Ratzinger
proposes the challenge:
“Here is the problem: Ought we to accept
modernity in full, or in part? Is there a real contribution Can this modern way
of thinking be a contribution, or offer a contribution, or not? And if there is
a contribution from the modern, critical way of thinking, in line with the
Enlightenment, how can it be reconciled with the great intuitions and the great
gifts of the faith?
“Or ought we, in the name of the faith, to
reject modernity? You see? There always seems to be this dilemma: either we
must reject the whole of the tradition, all the exegesis of the Fathers,
relegate it to the library as historically unsustainable, or we must reject
modernity.
“And I think that the gift, the
light of the fait, must be dominant, but the light of the faith has also the capacity
to take up into itself the true human lights, and for this reason the struggles
over exegesis and the liturgy for me must be inserted into this great, let call
it epochal struggle over how Christianity, over how the Christian responds to
modernity, to the challenge of modernity…
“and it seems to me… that this was
the true intention of the Second Vatican Council, to go beyond an unfruitful
and overly narrow apologetic to a true synthesis with the positive elements of
modernity, to heal it of its illnesses, by means of the light and strength of
the faith.
“Because it was the Council Fathers’
intention to heal and transform modernity, and not simply to succumb to it or
merge with it, the interpretations which interpret the Second Vatican Council
in the sense of the de-sacralization or profanation are erroneous.
“Augustine, as you know, was a man
who, on the one hand, had studied in great depth the great philosophies, the
profane literature of the ancient world.
“On the other hand, he was also very
critical of the pagan authors, even with regard to Plato, to Virgil, those
great authors whom he loved so much.
“He criticized them, and with a
penetrating sense, purified them.
“This was his way of using the great
pre-Christian culture: purify it, heal it, and in this way, also, healing it, he gave true
greatness to this culture.

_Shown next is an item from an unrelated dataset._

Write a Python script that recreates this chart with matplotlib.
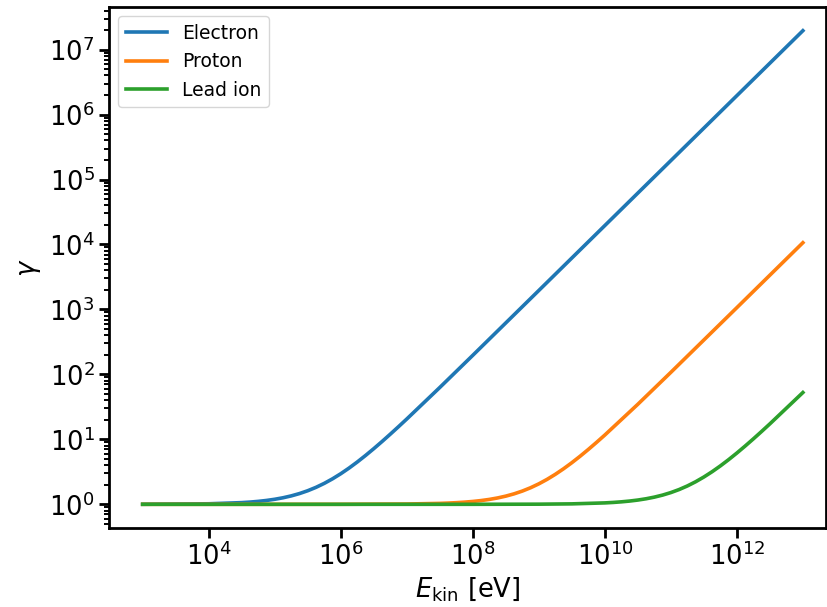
import matplotlib
matplotlib.use('Agg')
import matplotlib.pyplot as plt
from matplotlib.ticker import NullLocator, LogLocator

# log10 of kinetic energy [eV] and read-off Lorentz factors, denser around each knee
logE_electron = [3.0, 4.0, 4.5, 4.625, 4.75, 4.875, 5.0, 5.125, 5.25, 5.375, 5.5,
                 5.625, 5.75, 5.875, 6.0, 6.125, 6.25, 6.375, 6.5, 6.625, 6.75,
                 6.875, 7.0, 7.5, 8.0, 9.0, 10.0, 11.0, 12.0, 13.0]
gamma_electron = [1.00196, 1.0196, 1.0619, 1.0825, 1.1100, 1.1467, 1.1957, 1.2610,
                  1.3480, 1.4641, 1.6188, 1.8252, 2.1005, 2.4675, 2.9569, 3.6096,
                  4.4800, 5.6406, 7.1884, 9.2524, 12.005, 15.675, 20.569, 62.88,
                  196.7, 1958, 19570, 195695, 1956950, 19569500]

logE_proton = [3.0, 5.0, 6.0, 7.0, 7.5, 7.625, 7.75, 7.875, 8.0, 8.125, 8.25, 8.375,
               8.5, 8.625, 8.75, 8.875, 9.0, 9.125, 9.25, 9.375, 9.5, 9.625, 9.75,
               9.875, 10.0, 10.5, 11.0, 12.0, 13.0]
gamma_proton = [1.000001, 1.0001, 1.0011, 1.0107, 1.0337, 1.0449, 1.0599, 1.0799,
                1.1066, 1.1421, 1.1895, 1.2527, 1.3370, 1.4494, 1.5993, 1.7992,
                2.0658, 2.4213, 2.8953, 3.5274, 4.3703, 5.4944, 6.9934, 8.9923,
                11.658, 34.70, 107.58, 1066.8, 10659]

logE_lead = [3.0, 8.0, 9.0, 9.5, 10.0, 10.125, 10.25, 10.375, 10.5, 10.625, 10.75,
             10.875, 11.0, 11.125, 11.25, 11.375, 11.5, 11.625, 11.75, 11.875,
             12.0, 12.125, 12.25, 12.375, 12.5, 13.0]
gamma_lead = [1.0, 1.0005, 1.0052, 1.0163, 1.0516, 1.0688, 1.0918, 1.1224, 1.1633,
              1.2177, 1.2903, 1.3871, 1.5163, 1.6884, 1.9181, 2.2242, 2.6326,
              3.1771, 3.9032, 4.8714, 6.1626, 7.8845, 10.181, 13.2425, 17.326,
              52.63]

labels = ['Electron', 'Proton', 'Lead ion']
xtick_exps = [4, 6, 8, 10, 12]
ytick_exps = [0, 1, 2, 3, 4, 5, 6, 7]

plt.rcParams['axes.linewidth'] = 2.0
plt.rcParams['xtick.major.width'] = 2.0
plt.rcParams['ytick.major.width'] = 2.0
plt.rcParams['xtick.minor.width'] = 1.4
plt.rcParams['ytick.minor.width'] = 1.4
plt.rcParams['xtick.major.size'] = 7
plt.rcParams['ytick.major.size'] = 7
plt.rcParams['xtick.minor.size'] = 3.5
plt.rcParams['ytick.minor.size'] = 3.5

fig = plt.figure(figsize=(8.28, 6.07), dpi=100)
ax = fig.add_axes([109 / 828, 1 - 528 / 607, (826 - 109) / 828, (528 - 7) / 607])

series = [(logE_electron, gamma_electron), (logE_proton, gamma_proton),
          (logE_lead, gamma_lead)]
for (logE, g), name in zip(series, labels):
    ax.plot([10 ** e for e in logE], g, lw=2.6, label=name)

ax.set_xscale('log')
ax.set_yscale('log')
ax.set_xlim(10 ** 2.49, 10 ** 13.35)
ax.set_xticks([10.0 ** e for e in xtick_exps],
              [r'$10^{%d}$' % e for e in xtick_exps])
ax.xaxis.set_minor_locator(NullLocator())
ax.set_yticks([10.0 ** e for e in ytick_exps],
              [r'$10^{%d}$' % e for e in ytick_exps])
ax.yaxis.set_minor_locator(LogLocator(base=10, subs=range(2, 10), numticks=20))
ax.yaxis.set_minor_formatter(matplotlib.ticker.NullFormatter())
ax.set_xlabel(r'$E_\mathrm{kin}$ [eV]', fontsize=18.5, labelpad=3)
ax.set_ylabel(r'$\gamma$', fontsize=18.5)
ax.tick_params(labelsize=18.5)
ax.legend(loc='upper left', fontsize=13.5, handlelength=2.2)

fig.savefig('out.png', dpi=100)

Because in this way,
it entered into the fact of the incarnation, no? And became part of the
Word’s incarnation.”[1]
Wojtyla:
“If we study the Conciliar magisterium as
a whole, we find that the Pastors fo the church were not so much concerned to
answer questions like ‘What should men believe?’ ‘What is the real meaning of
this or that truth of faith?’ and so on, but rather to answer the more complex
question: ‘What does it mean to be a
believer, a Catholic and a member of the Church?’”[2]
Wojtyla solution as suggested as the metaphysical under-girding of his papacy: Craft a metaphysics of subjectivity that is not the idealism (relativism) of Cartesian “consciousness” by using the moral experience of self-determination and self-gift as ontological foundation of an ontological self as irreducible “I.” Then take the insights of the Enlightenment as suggested by Ratzinger and account for them more fully and adequately by the experience of this ontological “I.” Hence, the purification of Modern thought and its incorporation into the reality of the Incarnation that can be deployed as foundation of a new social order built on the Person of Christ as the revelation of both God and man.